Le naufrage de la diplomatie française
dans l’hebdo N° 1136 Acheter ce numéro
La diplomatie française s’est une fois de plus distinguée par son cynisme et son incompétence, incapable de mesurer l’ampleur de la contestation tunisienne. Le 10 janvier, cinq jours avant la fuite de Ben Ali, le Quai d’Orsay s’était contenté d’appeler à « l’apaisement » – sans préciser s’il s’agissait de calmer la colère populaire mais pacifique des manifestants ou la brutalité sanguinaire de la police. Puis, le lendemain, par la voix de Michèle Alliot-Marie, de proposer au régime « le savoir-faire de nos forces de sécurité » , histoire de réprimer correctement sans (trop) faire couler le sang. Face aux critiques, plusieurs ministres tentent désormais d’expliquer qu’ils avaient sous-estimé « l’exaspération » du peuple tunisien. Forcément, quand la liberté d’expression est jugulée depuis vingt ans…

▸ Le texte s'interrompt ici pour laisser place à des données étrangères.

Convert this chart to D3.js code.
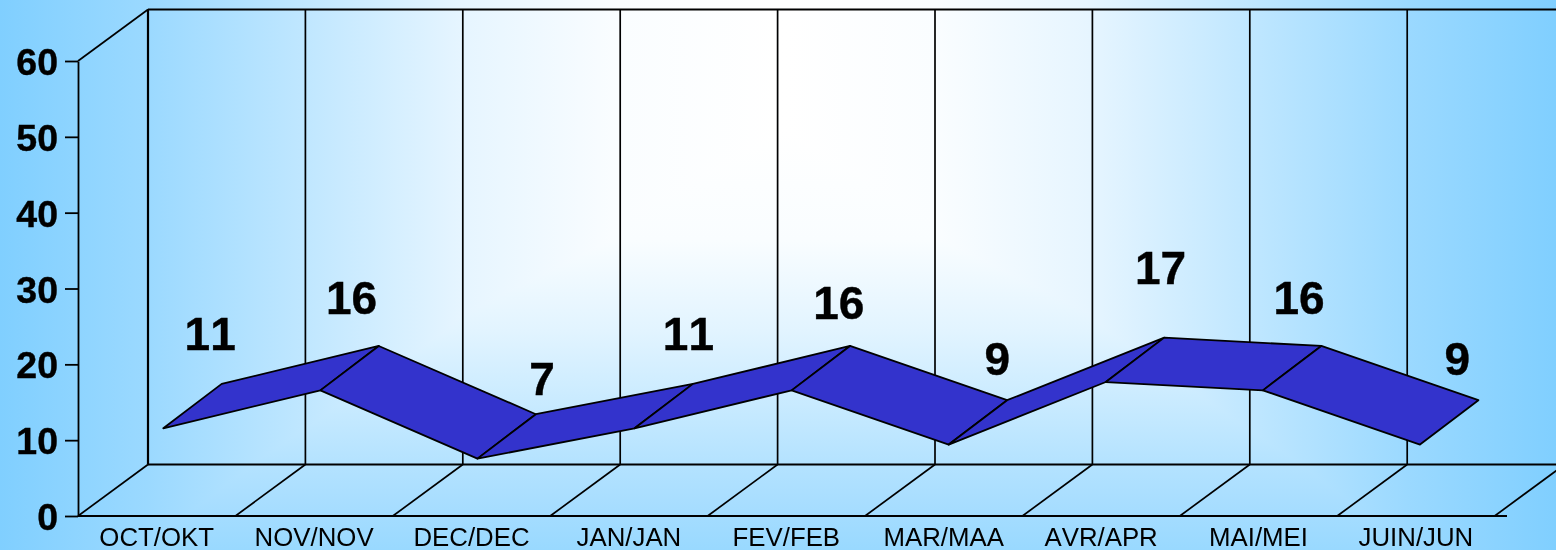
<!DOCTYPE html>
<meta charset="utf-8">
<style>
  html, body { margin: 0; padding: 0; }
  svg { display: block; }
  text { font-family: "Liberation Sans", Arial, sans-serif; fill: #000; font-kerning: none; }
</style>
<svg width="1556" height="550"></svg>
<script src="https://d3js.org/d3.v7.min.js"></script>
<script>
var months = ['OCT/OKT', 'NOV/NOV', 'DEC/DEC', 'JAN/JAN', 'FEV/FEB', 'MAR/MAA', 'AVR/APR', 'MAI/MEI', 'JUIN/JUN']
var values = [11, 16, 7, 11, 16, 8.85, 17.1, 16, 8.85]
var yTicks = [0, 10, 20, 30, 40, 50, 60]

// the value labels were moved by hand in the original, so each has its own nudge
var labelNudgeX = [-11, -27, 6, -5, -12, -11, -5, -24, -23]
var labelNudgeY = [-34, -32, -19, -34, -27, -25, -54, -32, -25]

var width = 1556
var height = 550

// 3d box depth
var depthX = 70
var depthY = -51.5
// ribbon front and rear edge, measured from the front of the box
var frontY = -4.3
var rearX = 58.4, rearY = -48.7

var edgeBlue = '#80cfff'
var shade = d3.interpolateRgb('#ffffff', edgeBlue)

var svg = d3.select('svg')
var defs = svg.append('defs')

// background: white in the middle, blue to the sides and the bottom
function addGradient(id, vertical, stops) {
  var g = defs.append('linearGradient').attr('id', id)
    .attr('x1', 0).attr('y1', 0)
    .attr('x2', vertical ? 0 : 1).attr('y2', vertical ? 1 : 0)
  stops.forEach(function (s) {
    g.append('stop').attr('offset', s[0]).attr('stop-color', shade(s[1]))
  })
}

addGradient('sideways', false, [
  [0, 1], [148 / 1556, 0.79], [305 / 1556, 0.5], [463 / 1556, 0.2], [619 / 1556, 0.04], [785 / 1556, 0],
  [935 / 1556, 0.04], [1091 / 1556, 0.2], [1248 / 1556, 0.5], [1407 / 1556, 0.79], [1, 1]
])
addGradient('downward', true, [
  [0, 0], [130 / 550, 0], [240 / 550, 0.05], [330 / 550, 0.23], [460 / 550, 0.58], [500 / 550, 0.68], [1, 0.8]
])

svg.append('rect').attr('width', width).attr('height', height).attr('fill', 'url(#sideways)')
svg.append('rect').attr('width', width).attr('height', height).attr('fill', 'url(#downward)')
  .style('mix-blend-mode', 'darken')

// scales
var x = d3.scaleBand().domain(months).range([78, 1494.6])
var ribbonX = d3.scalePoint().domain(months).range([163.3, 1420])
var y = d3.scaleLinear().domain([0, 60]).range([516, 61])

var step = x.step()
var gridX = d3.range(months.length + 1).map(function (i) { return x.range()[0] + i * step })

var lineWidth = 1.7
var grid = svg.append('g').attr('stroke', '#000').attr('stroke-width', lineWidth).attr('fill', 'none')

function addLine(x1, y1, x2, y2, w) {
  grid.append('line')
    .attr('x1', x1).attr('y1', y1).attr('x2', x2).attr('y2', y2)
    .attr('stroke-width', w || lineWidth)
}

// back wall verticals and floor slants
gridX.forEach(function (gx, i) {
  addLine(gx + depthX, y(60) + depthY, gx + depthX, y(0) + depthY, i === 0 ? 2.2 : lineWidth)
  addLine(gx, y(0), gx + depthX, y(0) + depthY)
})
addLine(x.range()[0], y(60), x.range()[0] + depthX, y(60) + depthY)
addLine(x.range()[0] + depthX, y(60) + depthY, width, y(60) + depthY, 2)
addLine(x.range()[0] + depthX, y(0) + depthY, width, y(0) + depthY, 2)
addLine(x.range()[0], y(0), 1507, y(0), 2)

// ribbon
var ribbon = svg.append('g')
var points = months.map(function (m, i) {
  return { m: m, px: ribbonX(m), cy: y(values[i]) }
})

ribbon.selectAll('path')
  .data(d3.pairs(points))
  .enter().append('path')
  .attr('d', function (d) {
    var a = d[0], b = d[1]
    return d3.line()([
      [a.px, a.cy + frontY],
      [a.px + rearX, a.cy + rearY],
      [b.px + rearX, b.cy + rearY],
      [b.px, b.cy + frontY]
    ]) + 'Z'
  })
  .attr('fill', '#3333cc')
  .attr('stroke', '#000')
  .attr('stroke-width', 1.8)
  .attr('stroke-linejoin', 'round')

// value labels
svg.append('g').selectAll('text')
  .data(points)
  .enter().append('text')
  .attr('x', function (d, i) { return x(d.m) + x.bandwidth() / 2 + 64.5 + labelNudgeX[i] })
  .attr('y', function (d, i) { return d.cy + rearY + labelNudgeY[i] })
  .attr('text-anchor', 'middle')
  .attr('font-size', 46)
  .attr('font-weight', 'bold')
  .attr('stroke', '#000').attr('stroke-width', 0.4)
  .text(function (d, i) { return d3.format('.0f')(values[i]) })

// axes
var yAxis = svg.append('g')
  .attr('transform', 'translate(78,0)')
  .call(d3.axisLeft(y).tickValues(yTicks).tickSize(13).tickSizeOuter(0).tickPadding(7))
yAxis.selectAll('line').attr('stroke', '#000').attr('stroke-width', 1.8)
yAxis.select('.domain').attr('stroke', '#000').attr('stroke-width', 1.8)
yAxis.selectAll('text')
  .attr('font-family', '"Liberation Sans", Arial, sans-serif')
  .attr('font-size', 37.5).attr('font-weight', 'bold')
  .attr('stroke', '#000').attr('stroke-width', 0.4)
  .attr('dy', '0.36em')

var xAxis = svg.append('g')
  .attr('transform', 'translate(0,' + y(0) + ')')
  .call(d3.axisBottom(x).tickSize(0).tickPadding(12))
xAxis.select('.domain').remove()
xAxis.selectAll('text')
  .attr('font-family', '"Liberation Sans", Arial, sans-serif')
  .attr('font-size', 25.8)
  .attr('dy', 0).attr('y', 30)
</script>
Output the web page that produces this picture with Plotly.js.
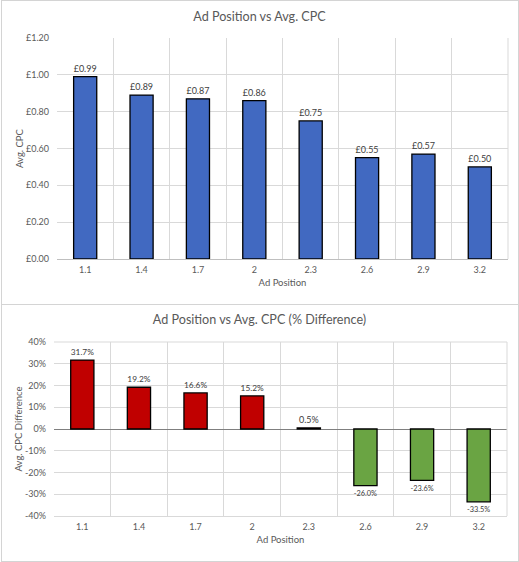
<!DOCTYPE html>
<html>
<head>
<meta charset="utf-8">
<script src="https://cdn.plot.ly/plotly-3.0.1.min.js"></script>
<style>
  html, body { margin: 0; padding: 0; background: #ffffff; }
  .frame { position: absolute; border: 1px solid #d4d4d4; pointer-events: none; z-index: 10; box-sizing: border-box; }
</style>
</head>
<body>
<div id="c1" style="position:absolute;left:0;top:0;width:519px;height:304px"></div>
<div id="c2" style="position:absolute;left:0;top:304px;width:519px;height:258px"></div>
<div class="frame" style="left:1px;top:0px;width:518px;height:305px"></div>
<div class="frame" style="left:1px;top:304px;width:518px;height:258px"></div>
<script>
// ---- data ----
var adPositions = ["1.1", "1.4", "1.7", "2", "2.3", "2.6", "2.9", "3.2"];
var avgCpc = [0.99, 0.89, 0.87, 0.86, 0.75, 0.55, 0.57, 0.50];
var cpcDiffPct = [0.317, 0.192, 0.166, 0.152, 0.005, -0.260, -0.236, -0.335];
var cpcTickVals = [0, 0.2, 0.4, 0.6, 0.8, 1.0, 1.2];
var cpcTickText = ["£0.00", "£0.20", "£0.40", "£0.60", "£0.80", "£1.00", "£1.20"];
var diffTickVals = [-0.4, -0.3, -0.2, -0.1, 0, 0.1, 0.2, 0.3, 0.4];
var diffTickText = ["-40%", "-30%", "-20%", "-10%", "0%", "10%", "20%", "30%", "40%"];

var FONT = "Lato, 'Liberation Sans', sans-serif";
var GREY = "#595959";
var GRID = "#d9d9d9";

// ---- chart 1 ----
var t1 = {
  type: "bar",
  x: adPositions,
  y: avgCpc,
  text: avgCpc.map(function (v) { return "£" + v.toFixed(2); }),
  textposition: "outside",
  cliponaxis: false,
  textfont: { family: FONT, size: 9, color: "#404040" },
  marker: { color: "#4169c1", line: { color: "#000000", width: 1.3 } },
  hoverinfo: "x+y"
};
var l1 = {
  width: 519, height: 304,
  margin: { l: 57, r: 11, t: 38, b: 45 },
  paper_bgcolor: "#ffffff", plot_bgcolor: "#ffffff",
  bargap: 0.59,
  showlegend: false,
  font: { family: FONT, color: GREY },
  title: { text: "Ad Position vs Avg. CPC", font: { family: FONT, size: 12.6, color: GREY },
           x: 0.5, xref: "container", y: 1 - 17 / 304, yref: "container", yanchor: "middle" },
  xaxis: {
    type: "category", tickson: "boundaries", ticks: "",
    showgrid: true, gridcolor: GRID, gridwidth: 1,
    showline: true, linecolor: "#bfbfbf", mirror: false,
    tickfont: { family: FONT, size: 9, color: GREY }, ticklabelstandoff: 2,
    title: { text: "Ad Position", font: { family: FONT, size: 9.5, color: GREY }, standoff: 5 },
    automargin: false, fixedrange: true
  },
  yaxis: {
    range: [0, 1.2], tickvals: cpcTickVals, ticktext: cpcTickText,
    showgrid: true, gridcolor: GRID, gridwidth: 1, zeroline: false,
    showline: false, ticks: "",
    tickfont: { family: FONT, size: 9, color: GREY }, ticklabelstandoff: 7,
    title: { text: "Avg. CPC", font: { family: FONT, size: 9.5, color: GREY }, standoff: 0 },
    automargin: false, fixedrange: true
  },
  shapes: [
    { type: "line", xref: "paper", yref: "paper", x0: 1, x1: 1, y0: 0, y1: 1, line: { color: GRID, width: 1 } }
  ]
};
Plotly.newPlot("c1", [t1], l1, { displayModeBar: false, staticPlot: true });

// ---- chart 2 ----
var t2 = {
  type: "bar",
  x: adPositions,
  y: cpcDiffPct,
  text: cpcDiffPct.map(function (v) { return (v * 100).toFixed(1) + "%"; }),
  textposition: "outside",
  cliponaxis: false,
  textfont: { family: FONT, size: 9, color: "#404040" },
  marker: {
    color: cpcDiffPct.map(function (v) { return v >= 0 ? "#c00000" : "#6aa443"; }),
    line: { color: "#000000", width: 1.3 }
  },
  hoverinfo: "x+y"
};
var l2 = {
  width: 519, height: 258,
  margin: { l: 54, r: 12, t: 38, b: 46 },
  paper_bgcolor: "#ffffff", plot_bgcolor: "#ffffff",
  bargap: 0.59,
  showlegend: false,
  font: { family: FONT, color: GREY },
  title: { text: "Ad Position vs Avg. CPC (% Difference)", font: { family: FONT, size: 12.6, color: GREY },
           x: 0.5, xref: "container", y: 1 - 16 / 258, yref: "container", yanchor: "middle" },
  xaxis: {
    type: "category", tickson: "boundaries", ticks: "",
    showgrid: true, gridcolor: GRID, gridwidth: 1,
    showline: true, linecolor: GRID,
    tickfont: { family: FONT, size: 9, color: GREY }, ticklabelstandoff: 2,
    title: { text: "Ad Position", font: { family: FONT, size: 9.5, color: GREY }, standoff: 5 },
    automargin: false, fixedrange: true
  },
  yaxis: {
    range: [-0.4, 0.4], tickvals: diffTickVals, ticktext: diffTickText,
    showgrid: true, gridcolor: GRID, gridwidth: 1,
    zeroline: true, zerolinecolor: "#7f7f7f", zerolinewidth: 1,
    showline: false, ticks: "",
    tickfont: { family: FONT, size: 9, color: GREY }, ticklabelstandoff: 7,
    title: { text: "Avg. CPC Difference", font: { family: FONT, size: 9.5, color: GREY }, standoff: 0 },
    automargin: false, fixedrange: true
  },
  shapes: [
    { type: "line", xref: "paper", yref: "paper", x0: 1, x1: 1, y0: 0, y1: 1, line: { color: GRID, width: 1 } },
    { type: "line", xref: "paper", yref: "paper", x0: 0, x1: 1, y0: 1, y1: 1, line: { color: GRID, width: 1 } }
  ]
};
Plotly.newPlot("c2", [t2], l2, { displayModeBar: false, staticPlot: true });
</script>
</body>
</html>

Cette exaspération, on la retrouve aujourd’hui chez nombre de défenseurs de la liberté en Afrique et ailleurs, où l’on prend acte du message envoyé : la « patrie des droits de l’homme » ne trouve aucun intérêt à soutenir un mouvement revendiquant davantage de libertés, même s’il est massif. Pire : on se propose même de « l’apaiser » grâce à notre maîtrise du maintien de l’ordre médiatiquement correct. Ce n’est pas nouveau. On sait que la défense des droits humains passe bien après les intérêts commerciaux ou stratégiques de la France, quand elle n’est pas tout simplement oubliée dans le tiroir d’un sous-secrétaire d’État. Problème : même en adoptant une posture « pragmatique » fondée sur la realpolitik, nous atteignons avec l’affaire tunisienne des sommets d’ineptie. Car avec qui, demain, la Tunisie démocratique préférera nouer des partenariats privilégiés ? Avec un pays qui proposait de fournir à la dictature les armes pour survivre, ou avec des États qui se réjouissent de l’ouverture ? L’attitude du gouvernement français démontre aussi les limites du prisme sécuritaire. Quand ce gouvernement ne voit dans le Maghreb qu’un danger migratoire, une menace islamiste et des approvisionnements en matières premières à sécuriser, nous regardons un peuple heureux de s’être libéré.